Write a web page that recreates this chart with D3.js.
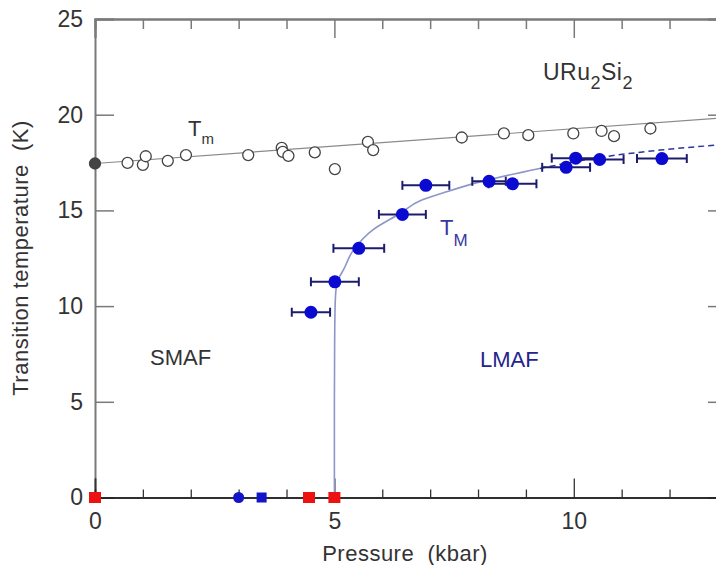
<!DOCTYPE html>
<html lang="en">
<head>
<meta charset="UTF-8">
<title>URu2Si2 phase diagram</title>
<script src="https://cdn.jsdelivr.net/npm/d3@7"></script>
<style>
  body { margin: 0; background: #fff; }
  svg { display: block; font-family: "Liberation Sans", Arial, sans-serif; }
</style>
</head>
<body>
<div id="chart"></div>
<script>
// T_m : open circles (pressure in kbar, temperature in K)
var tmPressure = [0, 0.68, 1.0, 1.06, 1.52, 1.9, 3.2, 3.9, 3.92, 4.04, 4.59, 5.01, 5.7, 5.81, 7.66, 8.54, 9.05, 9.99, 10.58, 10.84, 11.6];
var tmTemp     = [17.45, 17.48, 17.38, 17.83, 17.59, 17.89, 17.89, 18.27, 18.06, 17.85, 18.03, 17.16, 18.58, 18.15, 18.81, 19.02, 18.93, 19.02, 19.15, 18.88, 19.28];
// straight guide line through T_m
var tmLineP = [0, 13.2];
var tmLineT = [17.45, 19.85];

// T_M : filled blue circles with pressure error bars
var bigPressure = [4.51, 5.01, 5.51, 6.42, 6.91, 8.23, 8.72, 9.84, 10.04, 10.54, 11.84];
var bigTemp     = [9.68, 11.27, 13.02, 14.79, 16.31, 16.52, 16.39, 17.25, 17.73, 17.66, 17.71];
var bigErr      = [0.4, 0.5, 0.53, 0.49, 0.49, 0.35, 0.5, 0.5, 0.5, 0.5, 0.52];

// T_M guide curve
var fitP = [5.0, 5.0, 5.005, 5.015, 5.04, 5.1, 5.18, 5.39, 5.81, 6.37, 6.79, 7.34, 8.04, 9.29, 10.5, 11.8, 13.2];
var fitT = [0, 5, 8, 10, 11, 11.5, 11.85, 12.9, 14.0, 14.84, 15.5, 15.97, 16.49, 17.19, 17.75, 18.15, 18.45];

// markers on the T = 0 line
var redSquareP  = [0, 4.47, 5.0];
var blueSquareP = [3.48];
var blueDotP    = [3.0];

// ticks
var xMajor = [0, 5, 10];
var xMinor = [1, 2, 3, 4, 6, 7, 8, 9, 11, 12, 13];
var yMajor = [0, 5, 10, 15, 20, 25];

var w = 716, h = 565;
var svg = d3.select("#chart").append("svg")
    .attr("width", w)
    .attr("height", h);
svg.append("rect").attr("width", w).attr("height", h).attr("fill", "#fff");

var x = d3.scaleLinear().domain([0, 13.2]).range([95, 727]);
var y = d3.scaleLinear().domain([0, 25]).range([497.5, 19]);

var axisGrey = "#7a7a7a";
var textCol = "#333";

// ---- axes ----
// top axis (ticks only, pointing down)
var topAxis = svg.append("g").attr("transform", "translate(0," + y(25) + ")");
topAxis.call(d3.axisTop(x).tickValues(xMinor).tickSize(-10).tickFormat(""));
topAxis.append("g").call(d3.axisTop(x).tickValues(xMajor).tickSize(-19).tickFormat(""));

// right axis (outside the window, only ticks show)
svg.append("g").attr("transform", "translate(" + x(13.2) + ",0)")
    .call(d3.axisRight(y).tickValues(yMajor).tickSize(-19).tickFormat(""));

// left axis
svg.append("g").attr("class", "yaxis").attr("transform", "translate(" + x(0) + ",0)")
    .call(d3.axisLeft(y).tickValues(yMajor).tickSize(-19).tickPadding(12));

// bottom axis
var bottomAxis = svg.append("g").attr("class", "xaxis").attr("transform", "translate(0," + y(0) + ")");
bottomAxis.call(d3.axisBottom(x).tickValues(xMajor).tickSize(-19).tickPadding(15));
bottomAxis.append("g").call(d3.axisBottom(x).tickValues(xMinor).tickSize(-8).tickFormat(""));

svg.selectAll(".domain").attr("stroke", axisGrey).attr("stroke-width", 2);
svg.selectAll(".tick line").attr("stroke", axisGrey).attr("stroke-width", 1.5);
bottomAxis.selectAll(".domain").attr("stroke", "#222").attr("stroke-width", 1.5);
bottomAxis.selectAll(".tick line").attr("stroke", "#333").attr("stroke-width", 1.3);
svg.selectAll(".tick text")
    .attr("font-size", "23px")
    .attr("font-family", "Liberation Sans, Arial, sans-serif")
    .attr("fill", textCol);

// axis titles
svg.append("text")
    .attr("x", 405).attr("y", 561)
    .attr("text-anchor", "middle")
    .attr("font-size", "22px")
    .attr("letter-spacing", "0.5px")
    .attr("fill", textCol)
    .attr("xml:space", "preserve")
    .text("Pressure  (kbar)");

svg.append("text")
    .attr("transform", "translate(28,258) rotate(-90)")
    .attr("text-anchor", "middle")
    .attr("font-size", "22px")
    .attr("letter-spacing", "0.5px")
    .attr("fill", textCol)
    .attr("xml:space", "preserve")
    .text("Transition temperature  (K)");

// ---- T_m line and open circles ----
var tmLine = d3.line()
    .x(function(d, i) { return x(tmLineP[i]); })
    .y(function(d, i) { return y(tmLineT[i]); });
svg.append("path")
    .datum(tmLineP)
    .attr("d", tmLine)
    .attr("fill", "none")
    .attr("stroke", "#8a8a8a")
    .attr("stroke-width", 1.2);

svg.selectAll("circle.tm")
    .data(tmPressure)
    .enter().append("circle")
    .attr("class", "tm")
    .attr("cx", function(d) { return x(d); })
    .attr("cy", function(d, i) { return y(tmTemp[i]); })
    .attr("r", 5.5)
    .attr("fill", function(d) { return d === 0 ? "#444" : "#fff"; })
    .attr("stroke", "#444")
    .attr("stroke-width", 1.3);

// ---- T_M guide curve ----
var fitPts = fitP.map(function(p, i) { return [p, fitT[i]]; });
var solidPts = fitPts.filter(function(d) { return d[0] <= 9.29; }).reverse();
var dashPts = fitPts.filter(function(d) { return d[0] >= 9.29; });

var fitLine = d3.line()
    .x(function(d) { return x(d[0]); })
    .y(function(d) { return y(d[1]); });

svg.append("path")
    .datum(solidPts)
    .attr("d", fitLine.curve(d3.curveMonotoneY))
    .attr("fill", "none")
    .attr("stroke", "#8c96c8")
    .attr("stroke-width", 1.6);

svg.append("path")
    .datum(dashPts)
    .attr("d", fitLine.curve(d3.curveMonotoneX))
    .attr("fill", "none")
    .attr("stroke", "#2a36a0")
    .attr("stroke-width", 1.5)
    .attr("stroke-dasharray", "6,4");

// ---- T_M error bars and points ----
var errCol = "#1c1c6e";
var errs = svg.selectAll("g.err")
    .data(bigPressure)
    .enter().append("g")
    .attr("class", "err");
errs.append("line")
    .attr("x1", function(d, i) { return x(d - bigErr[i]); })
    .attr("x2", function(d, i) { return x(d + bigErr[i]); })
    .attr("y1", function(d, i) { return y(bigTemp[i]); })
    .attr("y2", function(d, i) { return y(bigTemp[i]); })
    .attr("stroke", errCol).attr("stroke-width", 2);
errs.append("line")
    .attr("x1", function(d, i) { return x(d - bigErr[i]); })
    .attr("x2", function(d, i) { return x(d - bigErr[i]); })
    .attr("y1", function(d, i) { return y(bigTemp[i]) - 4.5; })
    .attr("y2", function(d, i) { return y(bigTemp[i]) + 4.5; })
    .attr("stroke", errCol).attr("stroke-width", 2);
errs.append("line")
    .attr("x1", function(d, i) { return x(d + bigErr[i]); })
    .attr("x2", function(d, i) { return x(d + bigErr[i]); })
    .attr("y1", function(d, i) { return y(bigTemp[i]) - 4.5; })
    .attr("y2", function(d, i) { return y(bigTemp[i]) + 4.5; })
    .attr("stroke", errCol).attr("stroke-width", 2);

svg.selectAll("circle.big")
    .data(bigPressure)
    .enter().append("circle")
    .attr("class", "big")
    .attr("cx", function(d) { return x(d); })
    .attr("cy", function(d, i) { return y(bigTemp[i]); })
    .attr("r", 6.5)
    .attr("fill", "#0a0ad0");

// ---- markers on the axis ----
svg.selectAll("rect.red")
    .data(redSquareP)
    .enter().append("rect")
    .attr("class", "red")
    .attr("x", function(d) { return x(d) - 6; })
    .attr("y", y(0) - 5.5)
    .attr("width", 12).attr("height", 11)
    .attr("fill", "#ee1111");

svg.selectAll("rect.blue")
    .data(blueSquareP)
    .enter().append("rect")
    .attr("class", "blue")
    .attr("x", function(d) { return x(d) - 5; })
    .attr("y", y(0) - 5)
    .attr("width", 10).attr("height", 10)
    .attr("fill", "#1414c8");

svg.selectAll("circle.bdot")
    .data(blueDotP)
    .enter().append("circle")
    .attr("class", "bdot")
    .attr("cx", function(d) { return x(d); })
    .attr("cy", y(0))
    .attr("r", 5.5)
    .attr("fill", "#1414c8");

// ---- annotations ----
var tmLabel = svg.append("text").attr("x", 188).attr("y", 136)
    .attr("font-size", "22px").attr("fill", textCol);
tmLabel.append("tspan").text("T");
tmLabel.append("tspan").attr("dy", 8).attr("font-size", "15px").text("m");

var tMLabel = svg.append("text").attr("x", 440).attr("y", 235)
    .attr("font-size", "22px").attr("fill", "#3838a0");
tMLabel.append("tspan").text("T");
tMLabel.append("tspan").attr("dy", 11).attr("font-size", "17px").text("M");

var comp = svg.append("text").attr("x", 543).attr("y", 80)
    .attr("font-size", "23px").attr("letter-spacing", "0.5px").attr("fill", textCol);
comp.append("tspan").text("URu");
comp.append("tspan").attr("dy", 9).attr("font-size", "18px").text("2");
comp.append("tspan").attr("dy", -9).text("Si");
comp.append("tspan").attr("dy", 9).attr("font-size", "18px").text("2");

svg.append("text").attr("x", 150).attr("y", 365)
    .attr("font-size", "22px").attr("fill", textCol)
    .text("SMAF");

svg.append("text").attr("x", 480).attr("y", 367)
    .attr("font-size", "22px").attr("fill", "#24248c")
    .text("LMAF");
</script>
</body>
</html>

_ _ _ _ _ _ _

> The problem
Pick out lines containing the word "with", each one as written.

> Correct result
Write a web page that recreates this chart with D3.js.
// T_M : filled blue circles with pressure error bars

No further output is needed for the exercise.